Quentin Brière, maire DVD de Saint-Dizier (Haute-Marne)
Grâce à la participation de l’association des Villes de France, mais aussi grâce à la vigilance de la Fédération des trucs qui marchent, et après trois éditions locales, Quentin Brière emmène avec lui dans cette aventure d’autres maires, des plus petites villes - 1000 habitants pour Neuvy-sur-Barangeon, dans le Cher - jusqu’aux plus grandes – 150 000 habitants pour Aix-en-Provence.

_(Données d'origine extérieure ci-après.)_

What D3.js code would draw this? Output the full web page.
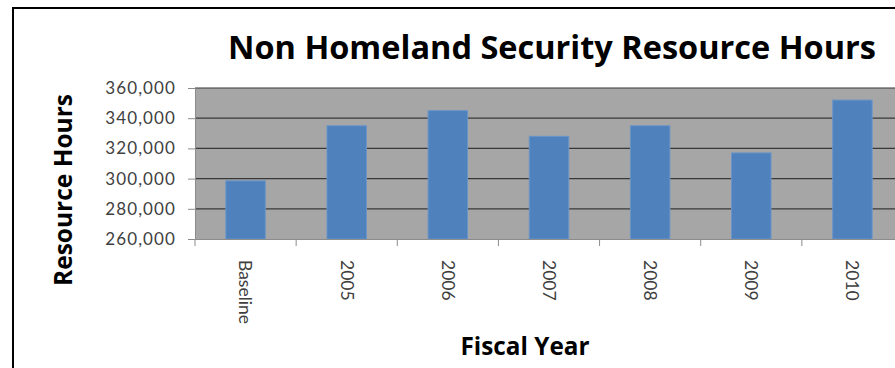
<!DOCTYPE html>
<html>
<head>
<meta charset="utf-8">
<script src="https://cdn.jsdelivr.net/npm/d3@7"></script>
<style>
  html, body { margin: 0; padding: 0; background: #fff; }
  svg { display: block; }
  text { font-family: Lato, "Open Sans", sans-serif; }
  .heading { font-family: "Open Sans", Lato, sans-serif; font-weight: bold; }
</style>
</head>
<body>
<svg id="chart" width="895" height="368"></svg>
<script>
// Non Homeland Security resource hours by fiscal year
const categories = ["Baseline", "2005", "2006", "2007", "2008", "2009", "2010"];
const hours = [298500, 335000, 345000, 328000, 335000, 317000, 352000];
const yTicks = [260000, 280000, 300000, 320000, 340000, 360000];

const svg = d3.select("#chart");
const plot = { left: 195, top: 88, right: 903, bottom: 239 };

// outer chart frame
svg.append("rect")
  .attr("x", 13).attr("y", 8)
  .attr("width", 900).attr("height", 380)
  .attr("fill", "#fff").attr("stroke", "#000").attr("stroke-width", 2);

// bar placement within each category slot
const x = d3.scaleBand()
  .domain(categories)
  .range([plot.left, plot.right])
  .paddingInner(0.6).paddingOuter(0.3);

// full category slots (axis separators and labels)
const xOuter = d3.scaleBand()
  .domain(categories)
  .range([plot.left, plot.right]);

const y = d3.scaleLinear()
  .domain([260000, 360000])
  .range([plot.bottom, plot.top]);

// plot area background
svg.append("rect")
  .attr("x", plot.left).attr("y", plot.top)
  .attr("width", plot.right - plot.left).attr("height", plot.bottom - plot.top)
  .attr("fill", "#a6a6a6");

// horizontal gridlines
svg.append("g")
  .selectAll("line")
  .data(yTicks.filter(t => t > 260000))
  .join("line")
  .attr("x1", plot.left).attr("x2", plot.right)
  .attr("y1", d => y(d)).attr("y2", d => y(d))
  .attr("stroke", "#383838").attr("stroke-width", 1.2);

// bars
svg.append("g")
  .selectAll("rect")
  .data(categories.map((c, i) => ({ c, v: hours[i] })))
  .join("rect")
  .attr("x", d => x(d.c) + 0.5)
  .attr("y", d => y(d.v))
  .attr("width", x.bandwidth() - 1)
  .attr("height", d => y(260000) - y(d.v))
  .attr("fill", "#4f81bd")
  .attr("stroke", "#6a95c8").attr("stroke-width", 1);

// y axis
const yAxis = d3.axisLeft(y)
  .tickValues(yTicks)
  .tickSize(7)
  .tickPadding(12)
  .tickFormat(d3.format(","));
const gy = svg.append("g")
  .attr("transform", `translate(${plot.left},0)`)
  .call(yAxis);
gy.select(".domain").attr("stroke", "#8c8c8c");
gy.selectAll(".tick line").attr("stroke", "#8c8c8c");
gy.selectAll(".tick text")
  .attr("fill", "#404040")
  .style("font-size", "17px")
  .style("letter-spacing", "1.1px");

// x axis
const xAxis = d3.axisBottom(xOuter).tickSize(0).tickFormat("");
const gx = svg.append("g")
  .attr("transform", `translate(0,${plot.bottom})`)
  .call(xAxis);
gx.select(".domain").attr("stroke", "#8c8c8c");
gx.selectAll(".tick").remove();
gx.selectAll(".sep")
  .data(categories)
  .join("line")
  .attr("class", "sep")
  .attr("x1", d => xOuter(d)).attr("x2", d => xOuter(d))
  .attr("y1", 0).attr("y2", 7)
  .attr("stroke", "#8c8c8c");
gx.selectAll(".cat")
  .data(categories)
  .join("text")
  .attr("class", "cat")
  .attr("transform", d => `translate(${xOuter(d) + xOuter.bandwidth() / 2},21) rotate(90)`)
  .attr("dy", "0.35em")
  .attr("text-anchor", "start")
  .attr("fill", "#404040")
  .style("font-size", "17.5px")
  .text(d => d);

// titles
svg.append("text")
  .attr("class", "heading")
  .attr("x", 552).attr("y", 59)
  .attr("text-anchor", "middle")
  .style("font-size", "32.5px")
  .attr("fill", "#000")
  .text("Non Homeland Security Resource Hours");

svg.append("text")
  .attr("class", "heading")
  .attr("transform", "translate(72,190) rotate(-90)")
  .attr("text-anchor", "middle")
  .style("font-size", "24.5px")
  .attr("fill", "#000")
  .text("Resource Hours");

svg.append("text")
  .attr("class", "heading")
  .attr("x", 525).attr("y", 355)
  .attr("text-anchor", "middle")
  .style("font-size", "24.3px")
  .attr("fill", "#000")
  .text("Fiscal Year");
</script>
</body>
</html>
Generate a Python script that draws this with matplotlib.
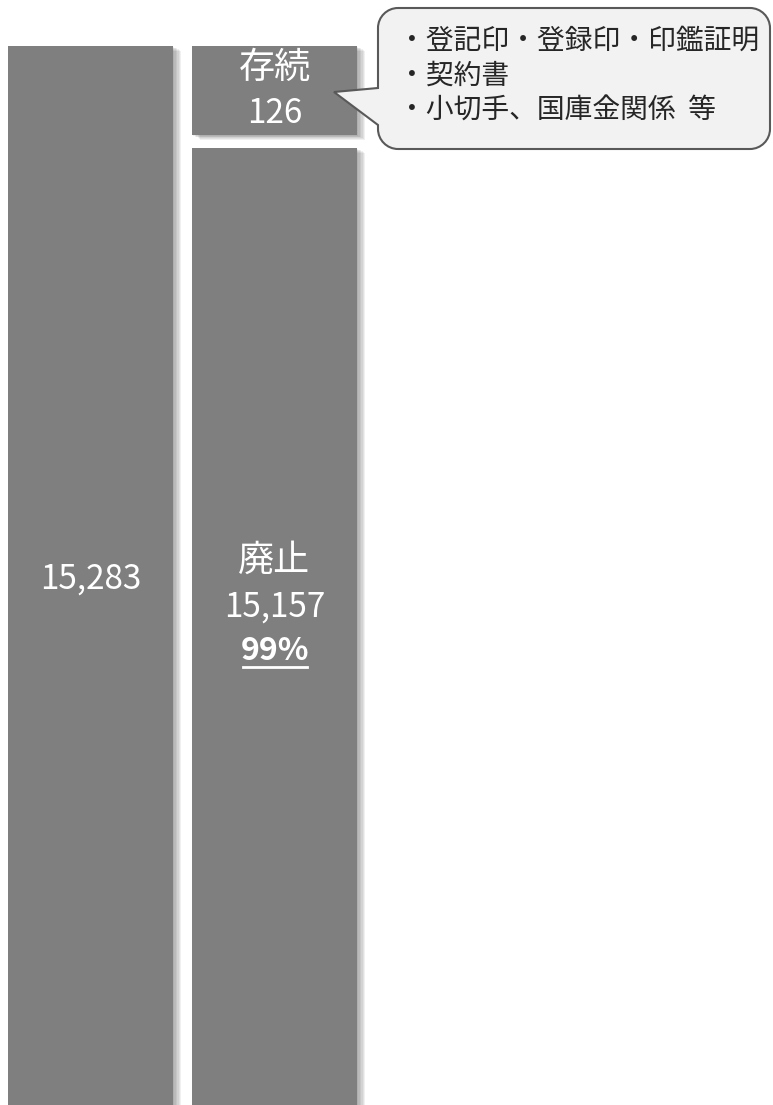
import matplotlib
matplotlib.use("Agg")
import matplotlib.pyplot as plt
import matplotlib.patheffects as pe
from matplotlib.path import Path
from matplotlib.patches import PathPatch

plt.rcParams['font.family'] = ['Noto Sans CJK JP', 'DejaVu Sans']

# data
total = 15283
kept_label = "存続"
kept = 126
abolished_label = "廃止"
abolished = 15157
note_lines = ["・登記印・登録印・印鑑証明", "・契約書", "・小切手、国庫金関係  等"]

pct = round(abolished / total * 100)

# the small segment is drawn at a fixed visible height (schematic, like the original)
seg_small = total * 0.084
seg_gap = total * 0.0123
seg_big = total - seg_small - seg_gap

bar_color = "#7f7f7f"
W, H = 773, 1105
fig = plt.figure(figsize=(W / 100, H / 100), dpi=100)
ax = fig.add_axes([0, 0, 1, 1])
ax.set_xlim(-0.492, 3.709)
ax.set_ylim(0, total * 1.0434)
ax.axis("off")

shadow = [pe.SimplePatchShadow(offset=(k, -0.6 * k), shadow_rgbFace="k", alpha=0.06)
          for k in (1, 2, 3, 4, 5, 6)] + [pe.Normal()]

bars = []
bars += ax.bar([0], [total], width=0.897, color=bar_color).patches
bars += ax.bar([1], [seg_big], width=0.897, color=bar_color).patches
bars += ax.bar([1], [seg_small], bottom=[seg_big + seg_gap], width=0.897, color=bar_color).patches
for b in bars:
    b.set_path_effects(shadow)

def label(x, y, s, dy, size, weight="normal"):
    return ax.annotate(s, (x, y), xytext=(0, dy), textcoords="offset pixels",
                       ha="center", va="center", color="white", fontsize=size,
                       fontweight=weight)

# left bar
label(0, total / 2, f"{total:,}", -4, 24)

# small segment
yc = seg_big + seg_gap + seg_small / 2
label(1, yc, kept_label, 22, 26)
label(1, yc, f"{kept:,}", -23, 24)

# big segment
yc = seg_big / 2
label(1, yc, abolished_label, 66, 26)
label(1, yc, f"{abolished:,}", 19, 24)
label(1, yc, f"{pct}%", -25, 23, "bold")
ax.plot([0.826, 1.174], [yc - 41 * 14.43, yc - 41 * 14.43], color="white", lw=2)

# callout (pixel coords overlay)
ov = fig.add_axes([0, 0, 1, 1])
ov.set_xlim(0, W)
ov.set_ylim(H, 0)
ov.axis("off")
ov.patch.set_alpha(0)

x0, x1, y0, y1, r = 378, 770, 8, 149, 20
tip = (334, 92)
k = 0.45
verts = [
    (x0 + r, y0), (x1 - r, y0),
    (x1 - r * k, y0), (x1, y0 + r * k), (x1, y0 + r),
    (x1, y1 - r),
    (x1, y1 - r * k), (x1 - r * k, y1), (x1 - r, y1),
    (x0 + r, y1),
    (x0 + r * k, y1), (x0, y1 - r * k), (x0, y1 - r),
    (x0, 125), tip, (x0, 88),
    (x0, y0 + r),
    (x0, y0 + r * k), (x0 + r * k, y0), (x0 + r, y0),
]
codes = [Path.MOVETO, Path.LINETO,
         Path.CURVE4, Path.CURVE4, Path.CURVE4,
         Path.LINETO,
         Path.CURVE4, Path.CURVE4, Path.CURVE4,
         Path.LINETO,
         Path.CURVE4, Path.CURVE4, Path.CURVE4,
         Path.LINETO, Path.LINETO, Path.LINETO,
         Path.LINETO,
         Path.CURVE4, Path.CURVE4, Path.CURVE4]
ov.add_patch(PathPatch(Path(verts, codes), facecolor="#f2f2f2", edgecolor="#595959", lw=1.5))

for i, line in enumerate(note_lines):
    ov.text(398, 41 + 35 * i, line, ha="left", va="center", fontsize=20, color="#262626")

fig.savefig("out.png", dpi=100)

“Nous n’avons pas de panneaux publicitaires à Neuvy-sur-Barangeon, explique Raphaël Ruegger, le maire et co-fondateur de la Fédération française des trucs qui marchent. En revanche, nous avons des vitrines de commerces vacants que nous habillerons d’œuvres monumentales”. Et la maire UDI d’Aubervilliers, Karine Franclet, de renchérir : “En pleine transformation, Aubervilliers revendique son droit au beau, offrant à chacun un espace d’inspiration, de liberté et d’émancipation”.
Que cette beauté, accessible à tous, soit le reflet de notre diversité et un puissant vecteur de lien social.
Karine Franclet, maire UDI d'Aubervilliers (Seine-Saint-Denis)
D'ici à 2025, cette opération, qualifiée “d’intérêt national” devrait être généralisée partout en France, dans le plus de collectivités possible, mais aussi dans les services publics, comme les écoles ou les hôpitaux. Une association d’intérêt général devrait voir le jour, pour que cette initiative imaginée une nuit à Saint-Dizier inonde de beauté le plus grand nombre.